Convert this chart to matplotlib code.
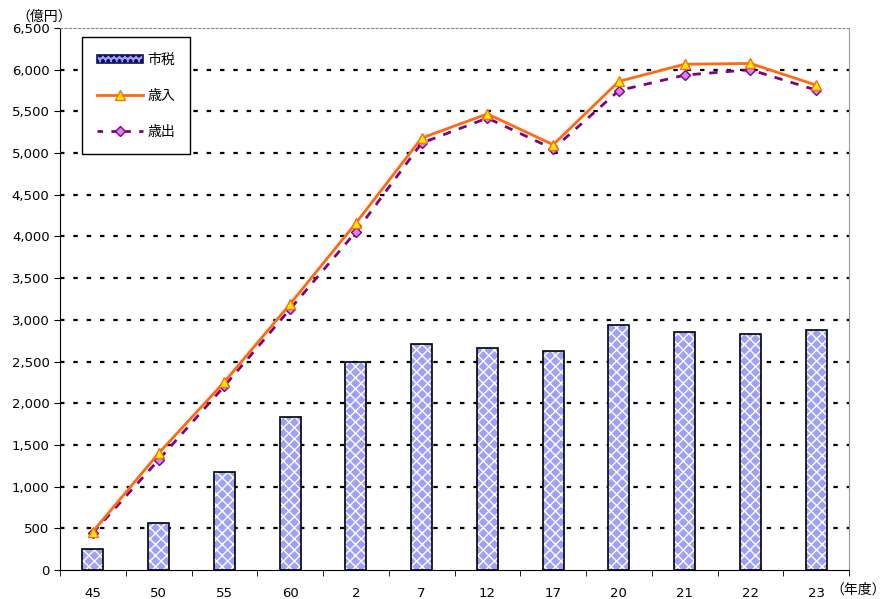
import numpy as np
import matplotlib
matplotlib.use('Agg')
import matplotlib.pyplot as plt
from matplotlib.patches import Patch
from matplotlib.lines import Line2D

plt.rcParams['font.family'] = ['DejaVu Sans', 'Noto Sans CJK JP']

# 年度ラベルと各系列（億円）
years = ['45', '50', '55', '60', '2', '7', '12', '17', '20', '21', '22', '23']
shizei = [250, 560, 1180, 1830, 2490, 2710, 2660, 2630, 2940, 2855, 2825, 2875]
sainyu = [460, 1400, 2255, 3190, 4160, 5180, 5470, 5100, 5860, 6065, 6075, 5815]
saishutsu = [445, 1320, 2205, 3130, 4055, 5120, 5420, 5050, 5750, 5935, 6000, 5755]

fig = plt.figure(figsize=(8.88, 5.99), dpi=100)
ax = fig.add_axes([60 / 888, 29 / 599, 789 / 888, 542 / 599])

x = np.arange(len(years))

# bars: blue diamonds (white hatch on blue) then black outline
ax.bar(x, shizei, width=0.32, color='#a0a0f8', edgecolor='white',
       hatch='xxx', linewidth=0, zorder=2)
ax.bar(x, shizei, width=0.32, facecolor='none', edgecolor='black',
       linewidth=1.2, zorder=3)

ax.plot(x, sainyu, color='#ff6a10', lw=2, marker='^', ms=7,
        mfc='#ffee00', mec='#ff6a10', mew=1, zorder=5)
ax.plot(x, saishutsu, color='#800080', lw=2, ls=(0, (3, 3)), marker='D', ms=5.5,
        mfc='#cc88ee', mec='#800080', mew=1, zorder=4)

# legend proxies
h_bar = Patch(facecolor='#a0a0f8', edgecolor='#101060', hatch='ooo', lw=1.2)
h_in = Line2D([], [], color='#ff6a10', lw=2, marker='^', ms=7,
              mfc='#ffee00', mec='#ff6a10')
h_out = Line2D([], [], color='#800080', lw=2, ls=(0, (2, 3)), marker='D', ms=5.5,
               mfc='#cc88ee', mec='#800080')
leg = ax.legend([h_bar, h_in, h_out], ['市税', '歳入', '歳出'],
                loc='upper left', bbox_to_anchor=(0.028, 0.983),
                borderaxespad=0, fancybox=False, framealpha=1,
                edgecolor='black', fontsize=10, labelspacing=1.6,
                handlelength=3.3, borderpad=1.1, handletextpad=0.3,
                handleheight=0.5)
leg.get_frame().set_linewidth(1.0)
leg.set_zorder(10)

ax.set_xlim(-0.5, len(years) - 0.5)
ax.set_ylim(0, 6500)
ax.set_yticks(np.arange(0, 6501, 500))
ax.set_yticklabels([f'{v:,}' for v in range(0, 6501, 500)], fontsize=9.5)
ax.set_xticks(x)
ax.set_xticklabels(years, fontsize=9.5)
ax.set_xticks(np.arange(-0.5, len(years), 1), minor=True)
ax.tick_params(axis='x', which='major', length=0, pad=12)
ax.tick_params(axis='x', which='minor', length=4, direction='out')
ax.tick_params(axis='y', length=4, direction='out')

for v in range(500, 6500, 500):
    ax.axhline(v, color='black', lw=1.6, ls=(0, (2, 4)), zorder=1)

ax.spines['top'].set_color('#888888')
ax.spines['top'].set_linestyle((0, (2, 2)))
ax.spines['right'].set_color('#999999')
ax.spines['left'].set_color('black')
ax.spines['bottom'].set_color('black')

fig.text(16 / 888, 1 - 17 / 599, '（億円）', fontsize=10, va='center', ha='left')
fig.text(886 / 888, 1 - 590 / 599, '（年度）', fontsize=10, va='center', ha='right')

fig.savefig('out.png', dpi=100)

# # # # #

**STATED GOAL:** Please repeat exactly the data above from its first line to the line that contains "plt.rcParams['font.family'] = ['DejaVu", inclusive, and leave every picture out.

**WRITTEN SOLUTION:**
Convert this chart to matplotlib code.
import numpy as np
import matplotlib
matplotlib.use('Agg')
import matplotlib.pyplot as plt
from matplotlib.patches import Patch
from matplotlib.lines import Line2D

plt.rcParams['font.family'] = ['DejaVu Sans', 'Noto Sans CJK JP']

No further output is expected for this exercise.